Most observers dismiss the current tariff frenzy as economic self-sabotage or political theater. Joeri Schasfoort, writing for Money & Macro, argues the opposite: the chaos is a deliberate, high-stakes gambit to dismantle the very global trading system the United States built. This isn't just about trade balances; it is a calculated attempt to reorient the entire world order to address a specific national security threat: deindustrialization.
The Strategic Chaos
Schasfoort frames the administration's erratic behavior not as incompetence, but as a necessary phase in a larger strategy. He points to the administration's inner circle, specifically Treasury Secretary Scott Bessent and economic adviser Steven Miran, as the architects of this shift. "President Trump's tariff policies have begun the process of reorienting our International economic relations," Schasfoort notes, quoting Bessent directly. The core argument is that the current volatility is a tool to generate leverage before a new, rigid structure is imposed.
The author suggests that the administration is moving away from the "neoliberal world order" that prioritized global efficiency over domestic industrial capacity. Schasfoort writes, "This has really only happened twice before: once in 1944... and then in the early 80s with Reagan and Thatcher." By invoking these historical pivots, he positions the current moment not as a breakdown, but as a foundational reset. The administration's willingness to alienate allies is framed as a feature, not a bug, of this new approach.
"His tariff chaos is just a start of a much bigger plan: a plan that aims to upend the entire world trading system that the US itself created."

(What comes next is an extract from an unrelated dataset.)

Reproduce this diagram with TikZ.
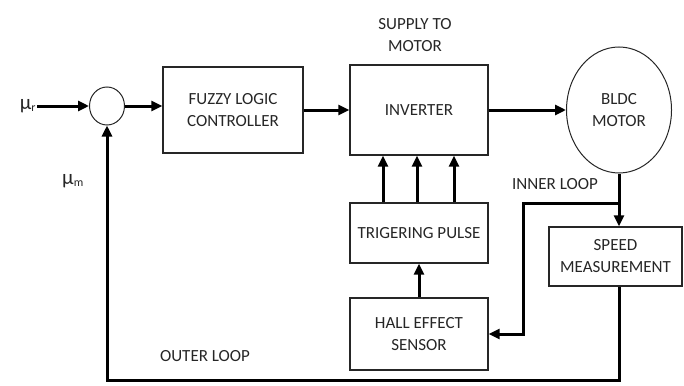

Critics might argue that such a blunt instrument risks triggering a global depression before the new order can be established. However, Schasfoort's analysis suggests the administration is betting that the pain of the transition is preferable to the long-term strategic vulnerability of a hollowed-out industrial base.
The Security Imperative
The driving force behind this shift, according to Schasfoort, is a profound fear of China's military potential. He highlights a specific concern raised by the administration: the inability to rapidly convert civilian manufacturing into military capacity in a crisis. "As Vice President JD Vance has noted, US de-industrialization has gotten so bad that one of Beijing state-owned firms built more commercial ships just last year than all of America has produced since the end of World War II," Schasfoort reports. This statistic anchors the entire argument, transforming tariffs from a trade dispute into a defense necessity.
The piece details how the previous global order, characterized by low tariffs and open investment, inadvertently accelerated the decline of US manufacturing. Schasfoort explains that while the "exorbitant privilege" of the US dollar allowed for massive military spending, it also made domestic production uncompetitive. "The strong dollar made Americans in general much richer than they would otherwise have been," he writes, "however on the flip side it did make Manufacturing in the US much more expensive."
This creates a paradox the administration is trying to solve: how to maintain the dollar's dominance while rebuilding the factories needed to defend it. Schasfoort argues that the administration believes this is possible, citing Miran's work which suggests the US can "have your cake and eat it too." The strategy involves a three-step process, beginning with the current "tariff chaos" to force negotiations, followed by a system of reciprocal tariffs to ensure a level playing field.
A New Global Hierarchy
Perhaps the most striking element of Schasfoort's coverage is the description of the proposed new global order. He describes a system where countries are sorted into distinct categories based on their alignment with US interests. "I think we should make it very clear that there is a green a yellow and a red bucket," Schasfoort quotes Bessent, outlining a world where access to the US market and military protection is no longer a right of the neoliberal era but a privilege granted to allies.
In this vision, "green" countries receive low tariffs and preferred dollar access, while others are left to fend for themselves. Schasfoort writes, "It will become very clear that some countries Get Low tariffs, military protection and maybe even some preferred US dollar access, while others are left to fend for themselves." This represents a fundamental departure from the post-WWII model, which sought to integrate as many nations as possible into a rules-based system.
The author acknowledges the risks, noting that the first trade war under the previous administration failed to significantly reverse deindustrialization. Yet, he argues the current approach is different because it targets the structural incentives of the global system rather than just specific trade deficits. "The administration shows that it means business," Schasfoort observes. "It no longer cares about the stock market crashing."
"If you want to go to third world status, lose your reserve currency. We have to have it; we cannot lose it."
Bottom Line
Schasfoort's strongest contribution is reframing the administration's erratic tariff policy as a coherent, albeit risky, strategy to solve the national security crisis of deindustrialization. The argument's biggest vulnerability lies in its assumption that the global economy can absorb the shock of a sudden, hierarchical restructuring without collapsing the very supply chains the US seeks to protect. Readers should watch to see if the administration can transition from the current phase of chaos to the proposed system of reciprocal, tiered trade before the political or economic costs become unsustainable.